Run it and notice that it dies quickly.

$ time ./bad
Segmentation fault
 
real	0m0.003s
user	0m0.001s
sys	0m0.002s

Easy enough. Now, create a dumb little script that'll play the part of the core dump helper, like this:

#!/bin/sh
/usr/bin/logger "core.dumper: sleeping 60 seconds"
sleep 60

Put that somewhere, like in /root. Make it executable, then point the kernel at it.

# echo "|/root/core.dumper" > /proc/sys/kernel/core_pattern

Now run the crashy program and watch what happens.

$ time ./bad

Notice, it just sits there. Try hitting ^C. It won't do anything.

Eventually, it finally returns to the prompt...

Segmentation fault (core dumped)
 
real	1m0.007s
user	0m0.002s
sys	0m0.001s
$ 

... one minute later, just like we planned. Look in the syslog and there's confirmation of the shenanigans:

Apr 29 20:07:43 edu kernel: [1996338.475296] bad[14289]: segfault at 0 ip 00007fc9d1853ff6 sp 00007ffeedf2a5d8 error 4 in libc-2.23.so[7fc9d17c9000+1c0000]

Apr 29 20:07:43 edu root: core.dumper: sleeping 60 seconds

What's it doing when it's trying to die? Let's start it again and look at it with ps.

$ ps -o pid,stat,wchan -C bad
  PID STAT WCHAN
14303 S+   pipe_wait

Okay, so there's our process, and it's asleep, more or less, and it's waiting for some pipe action, waiting in the kernel. What's it up to, exactly? Let's see the full stack.

$ cat /proc/14303/stack
[<ffffffff811c91b1>] pipe_wait+0x61/0x90
[<ffffffff811c9309>] pipe_write+0xb9/0x420
[<ffffffff811c10c7>] __vfs_write+0xa7/0xf0
[<ffffffff811c115f>] __kernel_write+0x4f/0xf0
[<ffffffff8121ea78>] dump_emit+0x68/0xb0
[<ffffffff8121eb64>] dump_skip+0xa4/0xb0
[<ffffffff81218fac>] elf_core_dump+0x12fc/0x1420
[<ffffffff8121f31a>] do_coredump+0x77a/0xe40
[<ffffffff8109b666>] get_signal+0x276/0x5d0
[<ffffffff81005458>] do_signal+0x28/0x6d0
[<ffffffff810021ee>] exit_to_usermode_loop+0x6e/0xb0
[<ffffffff81002b66>] prepare_exit_to_usermode+0x26/0x30
[<ffffffff81c6fddb>] retint_user+0x8/0xd
[<ffffffffffffffff>] 0xffffffffffffffff
$ 

Now it should all slot into place. We got a signal, started doing a core dumper, started writing it to the pipe, and ... got stuck.

Obviously, since our little test rig exits after 60 seconds, this eventually clears up, but imagine what would happen if it didn't. You'd just get more and more of these things waiting around, trying to push their core dump data at a pipe that will never be serviced.
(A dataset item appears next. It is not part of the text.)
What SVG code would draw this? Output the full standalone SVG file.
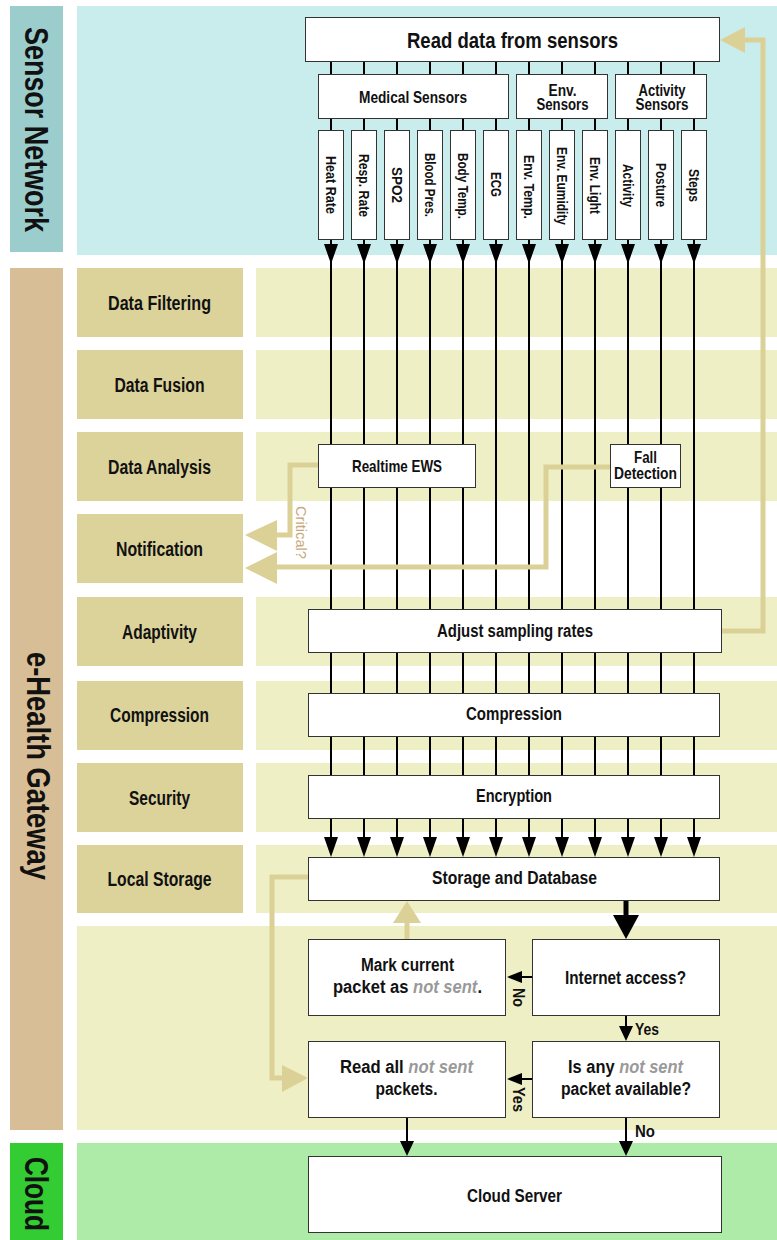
<svg xmlns="http://www.w3.org/2000/svg" width="777" height="1240" viewBox="0 0 777 1240">
<defs>
<style>
.t{font-family:"Liberation Sans Narrow","Liberation Sans",Arial,sans-serif;font-weight:bold;fill:#111;text-anchor:middle}
.big{font-family:"Liberation Sans Narrow","Liberation Sans",Arial,sans-serif;font-weight:bold;fill:#111;font-size:34px}
.lab{font-size:20px}
.m{font-size:18px}
.g{font-size:17px}
.g2{font-size:16px}
.s{font-size:14px}
.box{fill:#fff;stroke:#333;stroke-width:1}
.lbox{fill:#dcd39b}
.band{fill:#efefc6}
.ln{stroke:#000;stroke-width:2;fill:none}
.gold{stroke:#dbd197;stroke-width:5;fill:none}
.gf{fill:#dbd197}
.ns{fill:#999;font-style:italic}
</style>
<path id="ah" d="M-7,-20 L7,-20 L0,0 Z"/>
<path id="as" d="M-7,-15 L7,-15 L0,0 Z"/>
<path id="al" d="M15,-6 L15,6 L0,0 Z"/>
</defs>

<g id="backgrounds">
<rect x="10" y="6" width="53" height="246" fill="#9ccdcd"/>
<rect x="77" y="6" width="700" height="249" fill="#c9ecec"/>
<rect x="10" y="268" width="53" height="862" fill="#d8be96"/>
<rect x="10" y="1143" width="53" height="97" fill="#33cc33"/>
<rect x="77" y="926" width="700" height="204" fill="#efefc6"/>
<rect x="77" y="1143" width="700" height="97" fill="#aeeaa8"/>
<rect class="band" x="256" y="268" width="521" height="69"/>
<rect class="band" x="256" y="350" width="521" height="69"/>
<rect class="band" x="256" y="432" width="521" height="69"/>
<rect class="band" x="256" y="597" width="521" height="69"/>
<rect class="band" x="256" y="681" width="521" height="69"/>
<rect class="band" x="256" y="763" width="521" height="69"/>
<rect class="band" x="256" y="845" width="521" height="68"/>
</g>

<g id="lane-labels">
<text class="big" transform="translate(25,27) rotate(90)" textLength="205" lengthAdjust="spacingAndGlyphs">Sensor Network</text>
<text class="big" transform="translate(27,652) rotate(90)" textLength="228" lengthAdjust="spacingAndGlyphs">e-Health Gateway</text>
<text class="big" transform="translate(25,1157) rotate(90)" textLength="74" lengthAdjust="spacingAndGlyphs">Cloud</text>
</g>

<g id="layer-labels">
<g id="l-filtering"><rect class="lbox" x="77" y="268" width="166" height="69"/><text class="t lab" x="159.5" y="309.5" textLength="103" lengthAdjust="spacingAndGlyphs">Data Filtering</text></g>
<g id="l-fusion"><rect class="lbox" x="77" y="350" width="166" height="69"/><text class="t lab" x="159.5" y="391.5" textLength="90" lengthAdjust="spacingAndGlyphs">Data Fusion</text></g>
<g id="l-analysis"><rect class="lbox" x="77" y="432" width="166" height="69"/><text class="t lab" x="159.5" y="473.5" textLength="103" lengthAdjust="spacingAndGlyphs">Data Analysis</text></g>
<g id="l-notification"><rect class="lbox" x="77" y="514" width="166" height="69"/><text class="t lab" x="159.5" y="555.5" textLength="87" lengthAdjust="spacingAndGlyphs">Notification</text></g>
<g id="l-adaptivity"><rect class="lbox" x="77" y="597" width="166" height="69"/><text class="t lab" x="159.5" y="638.5" textLength="75" lengthAdjust="spacingAndGlyphs">Adaptivity</text></g>
<g id="l-compression"><rect class="lbox" x="77" y="681" width="166" height="69"/><text class="t lab" x="159.5" y="722" textLength="99" lengthAdjust="spacingAndGlyphs">Compression</text></g>
<g id="l-security"><rect class="lbox" x="77" y="763" width="166" height="69"/><text class="t lab" x="159.5" y="804.5" textLength="61" lengthAdjust="spacingAndGlyphs">Security</text></g>
<g id="l-storage"><rect class="lbox" x="77" y="845" width="166" height="68"/><text class="t lab" x="159.5" y="886" textLength="104" lengthAdjust="spacingAndGlyphs">Local Storage</text></g>
</g>

<g id="connectors">
<path class="ln" d="M331,62V75M364,62V75M397,62V75M430,62V75M463,62V75M496,62V75M529,62V75M562,62V75M595,62V75M628,62V75M661,62V75M694,62V75"/>
<path class="ln" d="M331,118V131M364,118V131M397,118V131M430,118V131M463,118V131M496,118V131M529,118V131M562,118V131M595,118V131M628,118V131M661,118V131M694,118V131"/>
<path class="ln" d="M331,240V846M364,240V846M397,240V846M430,240V846M463,240V846M496,240V846M529,240V846M562,240V846M595,240V846M628,240V846M661,240V846M694,240V846"/>
<g id="heads-top">
<use href="#ah" x="331" y="264"/><use href="#ah" x="364" y="264"/><use href="#ah" x="397" y="264"/><use href="#ah" x="430" y="264"/><use href="#ah" x="463" y="264"/><use href="#ah" x="496" y="264"/><use href="#ah" x="529" y="264"/><use href="#ah" x="562" y="264"/><use href="#ah" x="595" y="264"/><use href="#ah" x="628" y="264"/><use href="#ah" x="661" y="264"/><use href="#ah" x="694" y="264"/>
</g>
<g id="heads-storage">
<use href="#ah" x="331" y="857"/><use href="#ah" x="364" y="857"/><use href="#ah" x="397" y="857"/><use href="#ah" x="430" y="857"/><use href="#ah" x="463" y="857"/><use href="#ah" x="496" y="857"/><use href="#ah" x="529" y="857"/><use href="#ah" x="562" y="857"/><use href="#ah" x="595" y="857"/><use href="#ah" x="628" y="857"/><use href="#ah" x="661" y="857"/><use href="#ah" x="694" y="857"/>
</g>
<path d="M626,901V916" stroke="#000" stroke-width="5"/>
<path d="M613,915L639,915L626,939Z" fill="#000"/>
<path class="ln" d="M532,977H520"/>
<use href="#al" x="507" y="977"/>
<path class="ln" d="M626,1016V1027"/>
<use href="#as" x="626" y="1041"/>
<path class="ln" d="M532,1079H520"/>
<use href="#al" x="507" y="1079"/>
<path class="ln" d="M407,1118V1141"/>
<use href="#as" x="407" y="1156"/>
<path class="ln" d="M626,1118V1141"/>
<use href="#as" x="626" y="1156"/>
</g>

<g id="n-read"><rect class="box" x="305.5" y="17.5" width="414" height="44"/><text class="t" style="font-size:22px" x="512.5" y="48" textLength="211" lengthAdjust="spacingAndGlyphs">Read data from sensors</text></g>
<g id="n-medical"><rect class="box" x="318.5" y="74.5" width="190" height="44"/><text class="t g" x="413" y="103" textLength="108" lengthAdjust="spacingAndGlyphs">Medical Sensors</text></g>
<g id="n-env"><rect class="box" x="516.5" y="74.5" width="91" height="44"/><text class="t g2" x="562.5" y="96" textLength="28" lengthAdjust="spacingAndGlyphs">Env.</text><text class="t g2" x="562.5" y="110" textLength="52" lengthAdjust="spacingAndGlyphs">Sensors</text></g>
<g id="n-activity"><rect class="box" x="615.5" y="74.5" width="91" height="44"/><text class="t g2" x="662" y="96" textLength="47" lengthAdjust="spacingAndGlyphs">Activity</text><text class="t g2" x="662" y="110" textLength="53" lengthAdjust="spacingAndGlyphs">Sensors</text></g>

<g id="sensors">
<g id="s-heart"><rect class="box" x="318.5" y="130.5" width="25" height="109"/><text class="t s" transform="translate(326,185) rotate(90)" textLength="58" lengthAdjust="spacingAndGlyphs">Heat Rate</text></g>
<g id="s-resp"><rect class="box" x="351.5" y="130.5" width="25" height="109"/><text class="t s" transform="translate(359,185.5) rotate(90)" textLength="63" lengthAdjust="spacingAndGlyphs">Resp. Rate</text></g>
<g id="s-spo2"><rect class="box" x="384.5" y="130.5" width="25" height="109"/><text class="t s" transform="translate(392,185) rotate(90)" textLength="36" lengthAdjust="spacingAndGlyphs">SPO2</text></g>
<g id="s-bp"><rect class="box" x="417.5" y="130.5" width="25" height="109"/><text class="t s" transform="translate(425,185) rotate(90)" textLength="64" lengthAdjust="spacingAndGlyphs">Blood Pres.</text></g>
<g id="s-bt"><rect class="box" x="450.5" y="130.5" width="25" height="109"/><text class="t s" transform="translate(458,186) rotate(90)" textLength="66" lengthAdjust="spacingAndGlyphs">Body Temp.</text></g>
<g id="s-ecg"><rect class="box" x="483.5" y="130.5" width="25" height="109"/><text class="t s" transform="translate(491,184.5) rotate(90)" textLength="25" lengthAdjust="spacingAndGlyphs">ECG</text></g>
<g id="s-et"><rect class="box" x="516.5" y="130.5" width="25" height="109"/><text class="t s" transform="translate(524,187) rotate(90)" textLength="64" lengthAdjust="spacingAndGlyphs">Env. Temp.</text></g>
<g id="s-eh"><rect class="box" x="549.5" y="130.5" width="25" height="109"/><text class="t s" transform="translate(557,186) rotate(90)" textLength="78" lengthAdjust="spacingAndGlyphs">Env. Eumidity</text></g>
<g id="s-el"><rect class="box" x="582.5" y="130.5" width="25" height="109"/><text class="t s" transform="translate(590,185.5) rotate(90)" textLength="57" lengthAdjust="spacingAndGlyphs">Env. Light</text></g>
<g id="s-act"><rect class="box" x="615.5" y="130.5" width="25" height="109"/><text class="t s" transform="translate(623,185.5) rotate(90)" textLength="43" lengthAdjust="spacingAndGlyphs">Activity</text></g>
<g id="s-post"><rect class="box" x="648.5" y="130.5" width="25" height="109"/><text class="t s" transform="translate(656,185) rotate(90)" textLength="44" lengthAdjust="spacingAndGlyphs">Posture</text></g>
<g id="s-steps"><rect class="box" x="681.5" y="130.5" width="25" height="109"/><text class="t s" transform="translate(689,185.5) rotate(90)" textLength="33" lengthAdjust="spacingAndGlyphs">Steps</text></g>
</g>

<g id="n-ews"><rect class="box" x="318.5" y="444.5" width="157" height="43"/><text class="t g" x="397" y="472" textLength="90" lengthAdjust="spacingAndGlyphs">Realtime EWS</text></g>
<g id="n-fall"><rect class="box" x="610.5" y="444.5" width="70" height="43"/><text class="t g2" x="645.5" y="463" textLength="23" lengthAdjust="spacingAndGlyphs">Fall</text><text class="t g2" x="645.5" y="479" textLength="63" lengthAdjust="spacingAndGlyphs">Detection</text></g>

<g id="n-adjust"><rect class="box" x="308.5" y="609.5" width="413" height="43"/><text class="t m" x="515" y="637" textLength="156" lengthAdjust="spacingAndGlyphs">Adjust sampling rates</text></g>
<g id="n-compression"><rect class="box" x="308.5" y="693.5" width="411" height="43"/><text class="t m" x="514" y="720" textLength="96" lengthAdjust="spacingAndGlyphs">Compression</text></g>
<g id="n-encryption"><rect class="box" x="308.5" y="775.5" width="411" height="43"/><text class="t m" x="514" y="802" textLength="76" lengthAdjust="spacingAndGlyphs">Encryption</text></g>
<g id="n-storage"><rect class="box" x="308.5" y="857.5" width="411" height="43"/><text class="t m" x="514.5" y="884" textLength="165" lengthAdjust="spacingAndGlyphs">Storage and Database</text></g>

<g id="n-mark"><rect class="box" x="308.5" y="939.5" width="197" height="76"/><text class="t m" x="407.5" y="971" textLength="93" lengthAdjust="spacingAndGlyphs">Mark current</text><text class="t m" x="407.5" y="993" textLength="149" lengthAdjust="spacingAndGlyphs">packet as <tspan class="ns">not sent</tspan>.</text></g>
<g id="n-internet"><rect class="box" x="532.5" y="939.5" width="187" height="76"/><text class="t m" x="625.5" y="984" textLength="121" lengthAdjust="spacingAndGlyphs">Internet access?</text></g>
<g id="n-readall"><rect class="box" x="308.5" y="1041.5" width="197" height="76"/><text class="t m" x="406.5" y="1073" textLength="133" lengthAdjust="spacingAndGlyphs">Read all <tspan class="ns">not sent</tspan></text><text class="t m" x="406.5" y="1095" textLength="62" lengthAdjust="spacingAndGlyphs">packets.</text></g>
<g id="n-isany"><rect class="box" x="532.5" y="1041.5" width="187" height="76"/><text class="t m" x="625.5" y="1073" textLength="115" lengthAdjust="spacingAndGlyphs">Is any <tspan class="ns">not sent</tspan></text><text class="t m" x="626" y="1095" textLength="130" lengthAdjust="spacingAndGlyphs">packet available?</text></g>
<g id="n-cloud"><rect class="box" x="308.5" y="1156.5" width="413" height="76"/><text class="t m" x="514.5" y="1202" textLength="95" lengthAdjust="spacingAndGlyphs">Cloud Server</text></g>

<g id="gold-connectors">
<path class="gold" d="M318,465H290V535H276"/>
<path class="gf" d="M245,535L277,520L277,551Z"/>
<path class="gold" d="M610,467H546V567H276"/>
<path class="gf" d="M245,568L277,552L277,584Z"/>
<path class="gold" d="M722,631H763V40H744"/>
<path class="gf" d="M720,40L745,27L745,53Z"/>
<path class="gold" d="M308,877H272V1078H283"/>
<path class="gf" d="M308,1078L282,1065L282,1092Z"/>
<path class="gold" d="M407,939V921"/>
<path class="gf" d="M407,901L393,923L421,923Z"/>
</g>

<g id="labels">
<text style="font-family:'Liberation Sans Narrow','Liberation Sans',Arial,sans-serif;font-size:15px;fill:#c8a87a" transform="translate(296,506) rotate(90)" textLength="53" lengthAdjust="spacingAndGlyphs">Critical?</text>
<text class="t g" style="text-anchor:start" transform="translate(513,988) rotate(90)" textLength="19" lengthAdjust="spacingAndGlyphs">No</text>
<text class="t g" style="text-anchor:start" x="635" y="1035" textLength="24" lengthAdjust="spacingAndGlyphs">Yes</text>
<text class="t g" style="text-anchor:start" transform="translate(513,1087) rotate(90)" textLength="25" lengthAdjust="spacingAndGlyphs">Yes</text>
<text class="t g" style="text-anchor:start" x="635" y="1137" textLength="20" lengthAdjust="spacingAndGlyphs">No</text>
</g>
</svg>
How can this happen? Well, imagine if the core dumper helper relies on something else on the local host being up and running, like DNS. Maybe it's trying to resolve something via ::1 (or 127.0.0.1 for you legacy types) and the name server isn't running. Maybe dnsmasq or bind or tinydns or whatever WAS listening on there, but it crashed and started dumping a core. But, since the helper depends on DNS being up, it will never get going.

You get a nice little dependency loop and the system just kind of grinds to a halt as things die and pile up behind it.

The moral of the story here is to be careful when you're using this feature. Keep the pipe receiver as simple as possible to avoid any chances of having it get deadlocked. Give it a strong assurance that it'll die if it gets stuck somehow, even at the cost of losing the core data.

Could the kernel be changed to avoid blocking here? I suppose. What's the likelihood of that ever happening? I'd say slim to none. I can see the comments now: "it gets stuck when we stop reading from the pipe" ... "so don't do that, then".

Yes, of course. The standard reply. And nothing improves.

Business as usual. (Feel free to prove me wrong.)